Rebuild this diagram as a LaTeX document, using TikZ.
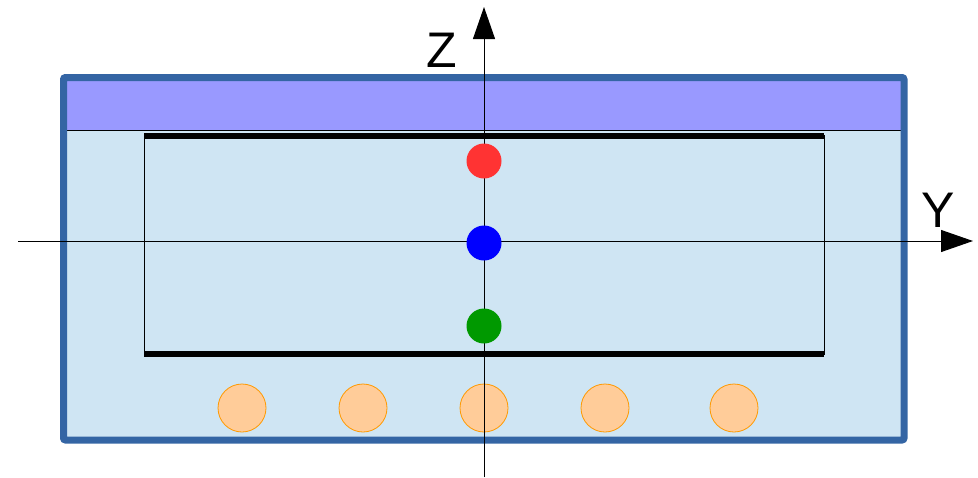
\documentclass[tikz,border=0pt]{standalone}
\usepackage{fontspec}
\setmainfont{Liberation Sans}
\usetikzlibrary{arrows.meta}
\definecolor{frameblue}{HTML}{3465A4}
\definecolor{lightfill}{HTML}{CFE5F3}
\definecolor{bandpurple}{HTML}{9999FF}
\definecolor{dotred}{HTML}{FF3333}
\definecolor{dotblue}{HTML}{0000FF}
\definecolor{dotgreen}{HTML}{009900}
\definecolor{rodfill}{HTML}{FFCC99}
\definecolor{rodline}{HTML}{FF9900}
\tikzset{
  axisline/.style={line width=1pt,-{Triangle[length=32pt,width=22pt]}},
  dotnode/.style={circle,inner sep=0pt,minimum size=35pt},
  rodnode/.style={circle,inner sep=0pt,minimum size=48pt,fill=rodfill,draw=rodline,line width=0.8pt},
  plate/.style={line width=6pt,line cap=butt},
  axislabel/.style={font=\fontsize{50}{50}\selectfont,inner sep=0pt}
}
\begin{document}
\begin{tikzpicture}[x=1pt,y=-1pt]
\useasboundingbox (0,0) rectangle (978,477);
% outer box
\fill[lightfill] (63.5,77.5) rectangle (904,440);
\fill[bandpurple] (63.5,77.5) rectangle (904,130);
\draw[line width=1pt] (63.5,130) -- (904,130);
\draw[frameblue,line width=7pt,rounded corners=2pt] (63.5,77.5) rectangle (904,440);
% inner box
\draw[line width=1pt] (144,135.5) rectangle (824,354);
\draw[plate] (144,135.5) -- (824,135.5);
\draw[plate] (144,354) -- (824,354);
% rods
\foreach \x/\n in {242/r1,363/r2,484/r3,605/r4,734/r5}
  \node[rodnode] (\n) at (\x,408) {};
% axes
\coordinate (zbot) at (484,477);
\coordinate (ztop) at (484,7);
\coordinate (yleft) at (18,241);
\coordinate (yright) at (973,241);
\draw[axisline] (zbot) -- (ztop);
\draw[axisline] (yleft) -- (yright);
\node[axislabel] (zlab) at (442,50) {Z};
\node[axislabel] (ylab) at (938,210) {Y};
% dots
\node[dotnode,fill=dotred] (red) at (484,161) {};
\node[dotnode,fill=dotblue] (blue) at (484,243) {};
\node[dotnode,fill=dotgreen] (green) at (484,326) {};
\end{tikzpicture}
\end{document}
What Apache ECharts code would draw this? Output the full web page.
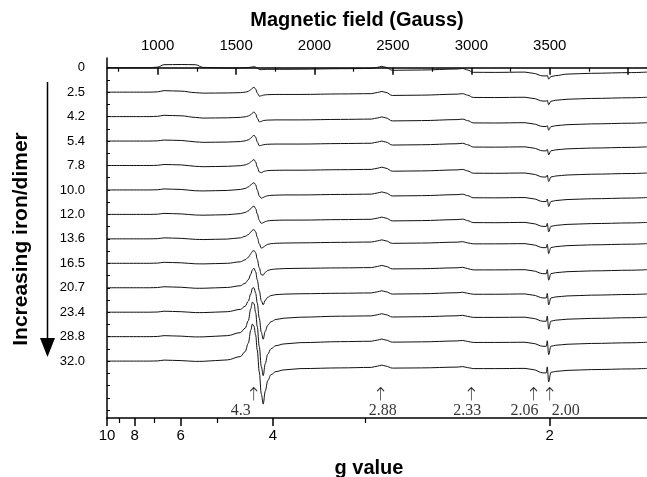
<!DOCTYPE html>
<html><head><meta charset="utf-8">
<script src="https://cdn.jsdelivr.net/npm/echarts@6/dist/echarts.min.js"></script>
<style>html,body{margin:0;padding:0;background:#fff}#c{width:647px;height:477px}</style>
</head><body><div id="c"></div>
<script>
// ---- data ----
const FIELD_MIN = 677, FIELD_MAX = 4120;   // field scan range (G), top axis
const G_LEFT = 10, G_RIGHT = 1.701;        // g range of the bottom axis (linear in 1/g)
const fieldGauss = [
  677, 950, 1000, 1040, 1150, 1240, 1290, 1444,
  1527, 1558, 1578, 1594, 1604, 1614, 1625, 1635, 1648, 1661, 1673, 1686, 1702, 1723, 1754, 1805, 1908,
  2166, 2362, 2403, 2429, 2455, 2496, 2682, 2909, 2945, 2976, 3012, 3146, 3342,
  3394, 3456, 3478, 3484, 3493, 3507, 3538, 3610, 3765, 4023, 4120
];
const traceLabels = ['0','2.5','4.2','5.4','7.8','10.0','12.0','13.6','16.5','20.7','23.4','28.8','32.0'];
const trace_0 = [0,0,0.6,3.0,3.2,3.0,0.3,-0.3,
  -0.2,0,0.2,0.5,0.8,1.0,0.6,-0.5,-1.8,-2.0,-1.8,-1.7,-1.6,-1.6,-1.6,-1.6,-1.5,
  -1.0,-0.8,0.4,1.4,0.4,-2.6,-2.3,-1.3,-0.8,-2.3,-4.6,-4.7,-4.4,
  -5.6,-8.2,-8.2,-7.6,-11.4,-8.9,-7.9,-6.4,-5.6,-4.9,-4.4];
const trace_2_5 = [0,0,0.3,1.5,1.0,-0.5,-1.0,-0.8,
  -0.5,0,0.8,2.3,4.0,5.0,3.0,-0.8,-4.0,-3.6,-3.0,-2.7,-2.5,-2.4,-2.3,-2.3,-2.3,
  -1.8,-1.5,-0.3,0.7,-0.3,-3.3,-3.0,-2.0,-1.5,-3.0,-5.3,-5.4,-5.1,
  -6.3,-8.9,-8.9,-8.1,-12.6,-9.1,-8.1,-7.1,-6.3,-5.6,-5.1];
const trace_4_2 = [0,0,0.3,1.3,0.8,-0.8,-1.5,-1.2,
  -0.8,-0.2,0.6,2.0,3.5,4.7,2.8,-1.5,-5.3,-4.8,-4.0,-3.7,-3.5,-3.4,-3.3,-3.3,-3.3,
  -2.8,-2.5,-1.3,-0.3,-1.3,-4.3,-4.0,-3.0,-2.5,-4.0,-6.3,-6.4,-6.1,
  -7.3,-9.9,-9.9,-9.1,-13.6,-10.1,-9.1,-8.1,-7.3,-6.6,-6.1];
const trace_5_4 = [0,0,0.2,1.0,0.6,-0.8,-1.3,-1.0,
  -0.5,0.2,1.2,2.8,4.6,6.0,3.8,-0.8,-4.7,-4.3,-3.7,-3.4,-3.2,-3.1,-3.0,-3.0,-3.0,
  -2.5,-2.2,-1.0,0,-1.0,-4.0,-3.7,-2.7,-2.2,-3.7,-6.0,-6.1,-5.8,
  -7.0,-9.8,-9.8,-8.3,-13.8,-9.8,-8.8,-7.8,-7.0,-6.3,-5.8];
const trace_7_8 = [0,0,0.2,1.0,0.6,-0.8,-1.2,-0.8,
  -0.2,0.6,1.8,3.5,5.0,6.0,3.5,-1.5,-6.5,-7.3,-6.2,-5.5,-5.1,-4.9,-4.8,-4.7,-4.7,
  -4.2,-3.9,-2.7,-1.7,-2.7,-5.7,-5.4,-4.4,-3.9,-5.4,-7.7,-7.8,-7.5,
  -8.7,-11.5,-11.5,-9.5,-16.0,-11.5,-10.5,-9.5,-8.7,-8.0,-7.5];
const trace_10_0 = [0,0,0.2,1.0,0.5,-0.8,-1.0,-0.5,
  0.5,1.5,3.0,5.0,6.5,7.3,5.0,0,-6.0,-8.3,-7.5,-6.5,-5.8,-5.4,-5.2,-5.0,-5.0,
  -4.5,-4.2,-3.0,-2.0,-3.0,-6.0,-5.7,-4.7,-4.2,-5.7,-7.8,-7.9,-7.6,
  -8.8,-11.6,-11.6,-9.1,-16.6,-11.6,-10.6,-9.6,-8.8,-8.1,-7.6];
const trace_12_0 = [0,0,0.2,1.0,0.5,-0.6,-0.8,-0.3,
  0.8,2.0,3.5,5.8,7.5,8.3,5.8,0.5,-6.0,-9.0,-8.3,-7.2,-6.5,-6.1,-5.9,-5.7,-5.7,
  -5.2,-4.9,-3.7,-2.7,-3.7,-6.5,-6.2,-5.2,-4.7,-6.2,-8.2,-8.3,-8.0,
  -9.2,-12.0,-12.0,-9.0,-17.5,-12.0,-11.0,-10.0,-9.2,-8.5,-8.0];
const trace_13_6 = [0,0,0.2,1.0,0.5,-0.5,-0.7,-0.2,
  1.0,2.5,4.2,6.8,8.6,9.3,7.0,1.5,-5.0,-9.3,-8.5,-6.8,-5.5,-4.8,-4.4,-4.2,-4.0,
  -3.5,-3.2,-2.0,-1.0,-2.0,-4.5,-4.2,-3.3,-2.8,-4.0,-5.0,-5.0,-4.8,
  -6.0,-8.8,-8.8,-5.3,-14.8,-8.8,-7.8,-6.8,-6.0,-5.3,-4.8];
const trace_16_5 = [0,0,0.2,1.0,0.5,-0.5,-0.6,0,
  1.5,3.5,6.0,9.5,12.0,12.8,10.5,4.0,-4.5,-11.5,-11.8,-9.0,-7.2,-6.2,-5.7,-5.3,-5.0,
  -4.6,-4.3,-3.1,-2.1,-3.1,-5.6,-5.4,-4.5,-4.0,-5.3,-6.6,-6.6,-6.4,
  -7.6,-10.4,-10.4,-6.4,-16.9,-10.4,-9.4,-8.4,-7.6,-6.9,-6.4];
const trace_20_7 = [0,0,0.2,1.0,0.5,-0.5,-0.5,0.3,
  2.0,4.5,8.0,13.5,18.0,19.5,16.0,8.0,-3.0,-13.0,-17.0,-12.5,-9.5,-7.8,-6.9,-6.4,-6.0,
  -5.5,-5.2,-4.0,-3.0,-4.0,-6.3,-6.0,-5.0,-4.5,-5.5,-6.5,-6.5,-6.2,
  -7.4,-10.2,-10.2,-5.7,-17.2,-10.2,-9.2,-8.2,-7.4,-6.7,-6.2];
const trace_23_4 = [0,0,0.2,1.0,0.5,-0.4,-0.4,0.5,
  2.8,6.0,11.0,18.5,24.0,24.5,19.0,9.0,-6.0,-20.0,-27.0,-19.0,-13.0,-9.5,-7.3,-6.0,-5.0,
  -4.0,-3.7,-2.5,-1.5,-2.5,-4.8,-4.5,-3.6,-3.1,-4.2,-5.2,-5.2,-5.0,
  -6.2,-9.0,-9.0,-4.0,-17.0,-9.0,-8.0,-7.0,-6.2,-5.5,-5.0];
const trace_28_8 = [0,0,0.2,1.0,0.5,-0.3,-0.2,1.0,
  4.0,8.5,16.0,28.0,34.5,33.0,24.0,10.0,-10.0,-30.0,-39.0,-27.0,-17.5,-12.0,-9.0,-7.3,-6.0,
  -5.0,-4.6,-3.4,-2.4,-3.4,-5.5,-5.2,-4.3,-3.8,-4.8,-5.8,-5.8,-5.6,
  -6.8,-9.6,-9.6,-4.1,-18.1,-9.6,-8.6,-7.6,-6.8,-6.1,-5.6];
const trace_32_0 = [0,0,0.2,1.0,0.5,-0.3,-0.2,1.2,
  4.5,9.5,18.0,31.0,37.0,35.0,26.0,11.0,-11.0,-33.0,-43.0,-30.0,-19.5,-13.5,-10.5,-8.8,-7.5,
  -6.8,-6.3,-5.0,-4.0,-5.0,-7.0,-6.8,-6.0,-5.5,-6.5,-7.5,-7.5,-7.3,
  -8.5,-11.8,-11.8,-5.8,-20.8,-11.3,-10.3,-9.3,-8.5,-7.8,-7.3];
const traces = [trace_0, trace_2_5, trace_4_2, trace_5_4, trace_7_8, trace_10_0, trace_12_0,
  trace_13_6, trace_16_5, trace_20_7, trace_23_4, trace_28_8, trace_32_0];
const fieldTickMajor = [1000, 1500, 2000, 2500, 3000, 3500, 4000];
const fieldTickMinor = [750, 1250, 1750, 2250, 2750, 3250, 3750];
const fieldTickLabels = [1000, 1500, 2000, 2500, 3000, 3500];
const gTickMajor = [10, 8, 6, 4, 2];
const gTickMinor = [9, 7, 5, 3];
const markerG = [4.3, 2.88, 2.33, 2.06, 2.00];
const markerText = ['4.3', '2.88', '2.33', '2.06', '2.00'];

// ---- layout / style ----
const inv = g => 1 / g;
const SPACING = 24.45;
const Y_MIN = -9.7, Y_MAX = 350.3;
const markerDx = [-13, 2, -4, -9, 16];
const FONT = '"Liberation Sans", Arial, sans-serif';

const chart = echarts.init(document.getElementById('c'), null, {renderer: 'canvas'});
const baseVals = traces.map((_, i) => i * SPACING);
const yTickVals = [];
for (let i = 0; i < traces.length * 2 + 3; i++) { const v = i * SPACING / 2; if (v <= Y_MAX) yTickVals.push(v); }

const axisLine = {show: true, lineStyle: {color: '#000', width: 1.5}};
const series = traces.map((vals, i) => ({
  type: 'line', xAxisIndex: 0, yAxisIndex: 0,
  data: fieldGauss.map((f, j) => [f, i * SPACING - vals[j]]),
  showSymbol: false, symbol: 'none', smooth: 0.35, smoothMonotone: 'x',
  lineStyle: {color: '#111', width: 1}, silent: true
}));
const arrowY = (traces.length - 1) * SPACING + 33;
series.push({
  type: 'scatter', xAxisIndex: 1, yAxisIndex: 0, silent: true,
  symbol: 'path://M4,0 L4,22 M0,6 L4,0 L8,6', symbolSize: [7, 13],
  itemStyle: {color: 'rgba(0,0,0,0)', borderColor: '#000', borderWidth: 1},
  data: markerG.map((g, k) => ({value: [inv(g), arrowY], label: {offset: [markerDx[k], 0]}})),
  label: {show: true, position: 'bottom', distance: 2, formatter: p => markerText[p.dataIndex],
    fontFamily: '"Liberation Serif", "Times New Roman", serif', fontSize: 16, color: '#000'}
});

chart.setOption({
  animation: false,
  backgroundColor: '#fff',
  grid: [
    {left: 107, right: 0, top: 58, bottom: 59},
    {left: 107, right: 0, top: 58, bottom: 59}
  ],
  xAxis: [
    {gridIndex: 0, type: 'value', position: 'top', min: FIELD_MIN, max: FIELD_MAX,
      axisLine, splitLine: {show: false},
      axisTick: {show: true, inside: true, length: 7, customValues: fieldTickMajor, lineStyle: {color: '#000', width: 1.5}},
      axisLabel: {customValues: fieldTickLabels, formatter: v => String(v), fontSize: 15, color: '#000', fontFamily: FONT, margin: 5}},
    {gridIndex: 0, type: 'value', position: 'bottom', min: inv(G_LEFT), max: inv(G_RIGHT),
      axisLine, splitLine: {show: false},
      axisTick: {show: true, inside: false, length: 8, customValues: gTickMajor.map(inv), lineStyle: {color: '#000', width: 1.5}},
      axisLabel: {customValues: gTickMajor.map(inv), formatter: v => String(Math.round(1 / v)),
        fontSize: 15, color: '#000', fontFamily: FONT, margin: 10}},
    {gridIndex: 1, type: 'value', position: 'top', min: FIELD_MIN, max: FIELD_MAX,
      axisLine: {show: false}, splitLine: {show: false}, axisLabel: {show: false},
      axisTick: {show: true, inside: true, length: 4, customValues: fieldTickMinor, lineStyle: {color: '#000', width: 1.2}}},
    {gridIndex: 1, type: 'value', position: 'bottom', min: inv(G_LEFT), max: inv(G_RIGHT),
      axisLine: {show: false}, splitLine: {show: false}, axisLabel: {show: false},
      axisTick: {show: true, inside: false, length: 5, customValues: gTickMinor.map(inv), lineStyle: {color: '#000', width: 1.2}}}
  ],
  yAxis: [
    {gridIndex: 0, type: 'value', inverse: true, min: Y_MIN, max: Y_MAX,
      axisLine, splitLine: {show: false},
      axisTick: {show: true, inside: true, length: 3, customValues: yTickVals, lineStyle: {color: '#000', width: 1}},
      axisLabel: {customValues: baseVals, formatter: v => traceLabels[Math.round(v / SPACING)],
        fontSize: 13, color: '#000', fontFamily: FONT, margin: 22, padding: [4, 0, 0, 0]}},
    {gridIndex: 1, type: 'value', show: false, min: Y_MIN, max: Y_MAX, inverse: true}
  ],
  series,
  graphic: [
    {type: 'text', x: 357, y: 20, silent: true,
      style: {text: 'Magnetic field (Gauss)', font: 'bold 20px ' + FONT, fill: '#000', align: 'center', verticalAlign: 'middle'}},
    {type: 'text', x: 369, y: 468, silent: true,
      style: {text: 'g value', font: 'bold 20px ' + FONT, fill: '#000', align: 'center', verticalAlign: 'middle'}},
    {type: 'text', x: 21, y: 239, rotation: Math.PI / 2, silent: true,
      style: {text: 'Increasing iron/dimer', font: 'bold 21px ' + FONT, fill: '#000', align: 'center', verticalAlign: 'middle'}},
    {type: 'line', silent: true, shape: {x1: 47.5, y1: 82, x2: 47.5, y2: 342}, style: {stroke: '#000', lineWidth: 1.5}},
    {type: 'polygon', silent: true, shape: {points: [[40, 338], [55, 338], [47.5, 357]]}, style: {fill: '#000'}}
  ]
});
</script></body></html>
★ ★ ★
*Work required:* State how many lines in the records above contain the word "this", giving only the number.

*Reply to the exercise:* 2